Listening to Freaks-era Pulp can often be a frustrating experience. With a little patience you can tell what they were aiming for, but also that they were following a blind trail up a dark alley. Jarvis’s deep sixties croon, Russell’s out-of-tune violin, tortured borderline-pretentious lyrics about death and perversion… It all simply wasn’t going to work, and comparison with their 1990s work shows that a different approach was needed. But then Being Followed Home blows this idea out of the water. Suddenly everything works perfectly.
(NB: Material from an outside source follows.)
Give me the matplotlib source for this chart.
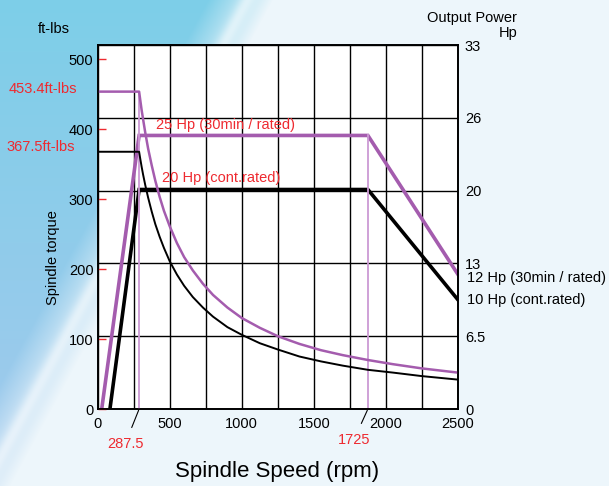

In part this can be attributed to a level of professionalism above and beyond anything else on the album. Every note is well-chosen, every line well-crafted, Jarvis’s flat baritone slightly raised and steadied, the violin subtlety used to recreate the sudden jolts of a rising heartbeat, the lyrics well-crafted. An unmatched amount of talent and work are evident throughout. Thematically we’re not exploring new ground. Paranoia, dream narratives, journeys through the city at night – these have been common themes throughout the band’s career* – but here they are tied together perfectly. The title is the catalyst – is there any fear more primal than being followed by a malevolent force at night-time?
England can be a surprisingly scary place, especially at 3am on a Sunday. The clubs have closed, the crazies are out, and all you can do is keep your head down, avoid eye-contact and keep walking – quickly, but not too quickly. Freaks tend to draw attention. Cities are places where you can blend in, but when all the regular people have gone home to bed your cover is blown. Other people are walking the same route; are they harmless, just making their own way home? Or are they following you?
It’s a familiar situation, but Pulp manage to take it to new places. This is not so much a song, more a treatment for a post-punk-opera. In fact it’s cinematic enough that it sits in the part of my memory usually reserved for short films, and possessed of a very odd ABCBCDBA sequence taken from the realms of 15-minute prog-rock epics of the early 70s.
We start with echoey footsteps taken from Jarvis’s BBC sound effects LP, a low-key but determined guitar line, he mutters under his breath that he’s being followed home, and then the second guitar line comes in with a sudden jolt in tempo – a quickening step to test whether he really is being followed. As he walks he’s distracted by vivid memories from his recent past, a failed affair – he’s clearly still in love, obsessed by a supposedly indelible memory of this woman – but something has gone terribly wrong and he’s left her forever.
Romantic dreams can swamp the brain, though, can make someone lose focus. After a couple of verses of this we’re shaken back to the chase. He knows who his pursuers are – “the one with the dog breath in the tattoo bar” – and now they’re chasing him over garden walls, down dark alleys. The music has jumped into an altogether different place too – the panic and paranoia reflected in a helter-skelter jumble of opposing rhythms and noises. Magnus’s percussion really comes alive here, with sudden fills and crashes surprising yet superbly well-timed. Then we build to a climax, “the corner’s turned… and it’s too late.”
This would usually be the part to jolt awake from the nightmare, but instead he “awoke on a beach sometime later to a grey and sunless sky.” (this has to be one of my favourite Pulp lyrics of all-time) – he’s beaten and bruised, but now his memories of the beating and the romantic disappointment are all mingled and confused. The world has conspired to batter him from both sides. We return to the early verses, but now as a series of grizzly flashbacks – the other kind of indelible. But time can heal everything – his wounds begin to heal, and his memories begin to fade. The handprints in the sand that “would last forever” have been swept away by the sea – he’s forgotten the fear, but also the passion.
There’s a sense that all of this is a metaphor, but a literal interpretation seems equally valid. No matter what personal triumphs or tragedies are fresh in your mind, the world can be a cruel and random place. As the track finishes we return to the start. A recurring dream? A repeat? Or a memory that won’t go away? He’s being followed home.